RECORD EXCERPTS:
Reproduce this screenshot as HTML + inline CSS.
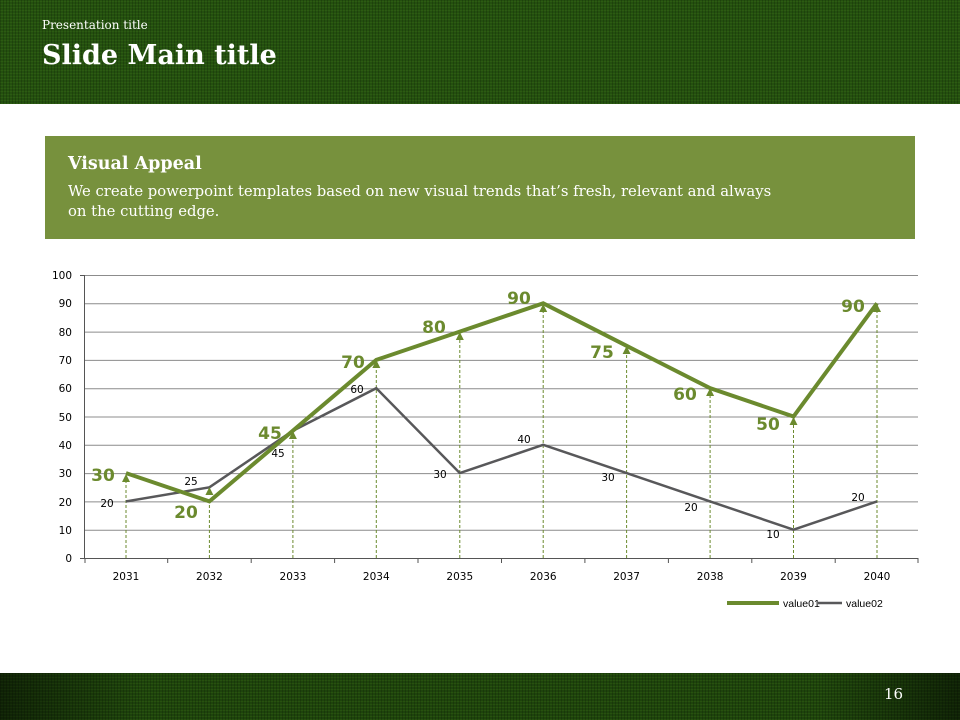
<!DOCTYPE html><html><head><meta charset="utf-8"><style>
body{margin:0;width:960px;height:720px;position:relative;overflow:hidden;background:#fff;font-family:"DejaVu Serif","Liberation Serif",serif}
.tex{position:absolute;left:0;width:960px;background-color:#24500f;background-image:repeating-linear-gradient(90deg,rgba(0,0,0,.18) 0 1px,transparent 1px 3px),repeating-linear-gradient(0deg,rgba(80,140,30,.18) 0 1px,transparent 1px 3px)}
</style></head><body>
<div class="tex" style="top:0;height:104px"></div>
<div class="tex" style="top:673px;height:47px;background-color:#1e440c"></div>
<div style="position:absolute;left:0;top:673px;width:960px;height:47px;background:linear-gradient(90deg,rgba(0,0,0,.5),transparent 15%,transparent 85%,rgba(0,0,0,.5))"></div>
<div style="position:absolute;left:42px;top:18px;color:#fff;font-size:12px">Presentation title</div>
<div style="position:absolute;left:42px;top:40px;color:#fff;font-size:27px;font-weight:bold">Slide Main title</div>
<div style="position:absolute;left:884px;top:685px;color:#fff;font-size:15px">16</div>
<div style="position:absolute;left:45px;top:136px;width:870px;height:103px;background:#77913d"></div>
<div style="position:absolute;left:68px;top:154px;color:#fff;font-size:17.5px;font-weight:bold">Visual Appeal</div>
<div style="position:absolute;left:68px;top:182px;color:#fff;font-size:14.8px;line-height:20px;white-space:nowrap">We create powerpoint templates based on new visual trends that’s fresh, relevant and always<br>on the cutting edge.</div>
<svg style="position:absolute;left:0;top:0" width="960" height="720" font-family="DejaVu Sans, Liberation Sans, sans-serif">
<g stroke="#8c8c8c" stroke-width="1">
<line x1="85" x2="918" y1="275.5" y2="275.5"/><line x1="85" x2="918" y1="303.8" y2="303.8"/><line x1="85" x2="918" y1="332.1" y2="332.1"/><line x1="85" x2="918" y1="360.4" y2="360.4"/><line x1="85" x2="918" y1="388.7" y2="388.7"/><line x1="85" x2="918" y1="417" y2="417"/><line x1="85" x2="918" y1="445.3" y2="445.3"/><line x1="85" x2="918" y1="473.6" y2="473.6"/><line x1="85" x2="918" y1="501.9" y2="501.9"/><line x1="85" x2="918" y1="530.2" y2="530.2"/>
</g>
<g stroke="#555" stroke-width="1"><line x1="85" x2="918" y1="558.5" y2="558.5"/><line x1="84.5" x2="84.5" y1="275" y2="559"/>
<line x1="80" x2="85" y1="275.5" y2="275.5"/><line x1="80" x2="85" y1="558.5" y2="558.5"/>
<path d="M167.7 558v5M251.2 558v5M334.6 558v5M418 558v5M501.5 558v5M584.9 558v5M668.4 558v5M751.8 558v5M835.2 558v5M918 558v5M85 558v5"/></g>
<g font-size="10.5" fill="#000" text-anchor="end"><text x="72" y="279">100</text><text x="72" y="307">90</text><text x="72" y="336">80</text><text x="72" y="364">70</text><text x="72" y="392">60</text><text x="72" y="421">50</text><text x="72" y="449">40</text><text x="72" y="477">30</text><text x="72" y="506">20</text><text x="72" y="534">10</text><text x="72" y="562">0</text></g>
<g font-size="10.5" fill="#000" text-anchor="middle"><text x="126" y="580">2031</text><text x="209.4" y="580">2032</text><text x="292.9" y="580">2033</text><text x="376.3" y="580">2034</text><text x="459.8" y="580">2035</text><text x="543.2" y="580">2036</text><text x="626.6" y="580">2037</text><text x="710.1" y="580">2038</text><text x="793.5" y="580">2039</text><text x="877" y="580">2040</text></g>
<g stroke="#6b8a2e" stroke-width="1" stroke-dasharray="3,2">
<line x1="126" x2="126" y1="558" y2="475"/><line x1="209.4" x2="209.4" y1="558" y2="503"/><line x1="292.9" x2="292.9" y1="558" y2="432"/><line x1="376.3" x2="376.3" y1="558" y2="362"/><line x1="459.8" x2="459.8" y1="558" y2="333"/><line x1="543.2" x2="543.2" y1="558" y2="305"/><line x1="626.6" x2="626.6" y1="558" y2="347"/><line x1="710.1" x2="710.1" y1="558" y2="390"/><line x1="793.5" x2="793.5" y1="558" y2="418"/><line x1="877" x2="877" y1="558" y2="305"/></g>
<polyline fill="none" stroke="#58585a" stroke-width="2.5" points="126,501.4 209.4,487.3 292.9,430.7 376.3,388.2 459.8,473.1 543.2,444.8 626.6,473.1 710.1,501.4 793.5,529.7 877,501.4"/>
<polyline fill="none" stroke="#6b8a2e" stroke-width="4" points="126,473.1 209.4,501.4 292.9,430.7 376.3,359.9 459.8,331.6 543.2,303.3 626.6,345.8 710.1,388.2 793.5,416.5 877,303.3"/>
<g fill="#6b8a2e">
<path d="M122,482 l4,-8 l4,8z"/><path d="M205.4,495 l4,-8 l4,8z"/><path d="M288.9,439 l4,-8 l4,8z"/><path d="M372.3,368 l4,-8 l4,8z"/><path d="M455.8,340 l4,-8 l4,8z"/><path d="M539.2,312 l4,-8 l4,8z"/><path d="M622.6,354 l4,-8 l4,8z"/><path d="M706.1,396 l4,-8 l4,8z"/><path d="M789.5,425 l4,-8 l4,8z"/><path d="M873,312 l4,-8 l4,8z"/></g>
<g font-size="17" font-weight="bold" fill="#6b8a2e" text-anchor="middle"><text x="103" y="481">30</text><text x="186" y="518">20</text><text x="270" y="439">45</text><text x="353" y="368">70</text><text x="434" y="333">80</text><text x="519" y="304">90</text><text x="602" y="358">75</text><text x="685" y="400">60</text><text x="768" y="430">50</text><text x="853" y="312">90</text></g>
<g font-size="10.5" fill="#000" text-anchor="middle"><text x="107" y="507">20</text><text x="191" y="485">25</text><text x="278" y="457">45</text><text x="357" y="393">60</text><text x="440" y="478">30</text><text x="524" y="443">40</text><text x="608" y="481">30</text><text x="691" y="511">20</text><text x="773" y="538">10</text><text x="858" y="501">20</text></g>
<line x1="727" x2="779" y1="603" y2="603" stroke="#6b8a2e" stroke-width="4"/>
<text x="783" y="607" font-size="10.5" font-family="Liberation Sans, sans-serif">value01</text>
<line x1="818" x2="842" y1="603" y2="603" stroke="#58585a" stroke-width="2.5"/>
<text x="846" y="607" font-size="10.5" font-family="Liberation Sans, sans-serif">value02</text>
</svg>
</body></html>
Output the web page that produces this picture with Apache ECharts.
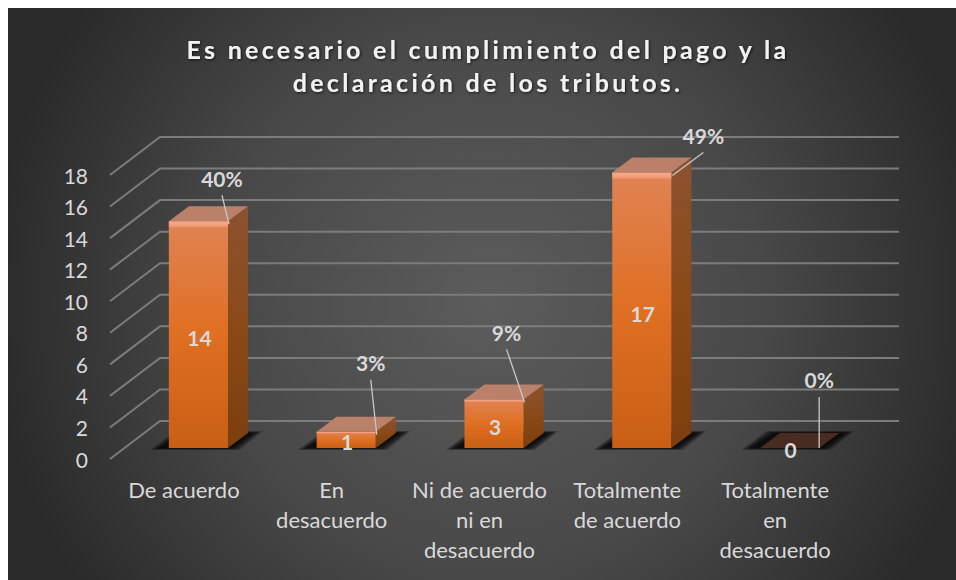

EXERCISE: Tally up the lines of the listing containing the word "that". Give only the total.

FINAL RESULT: 2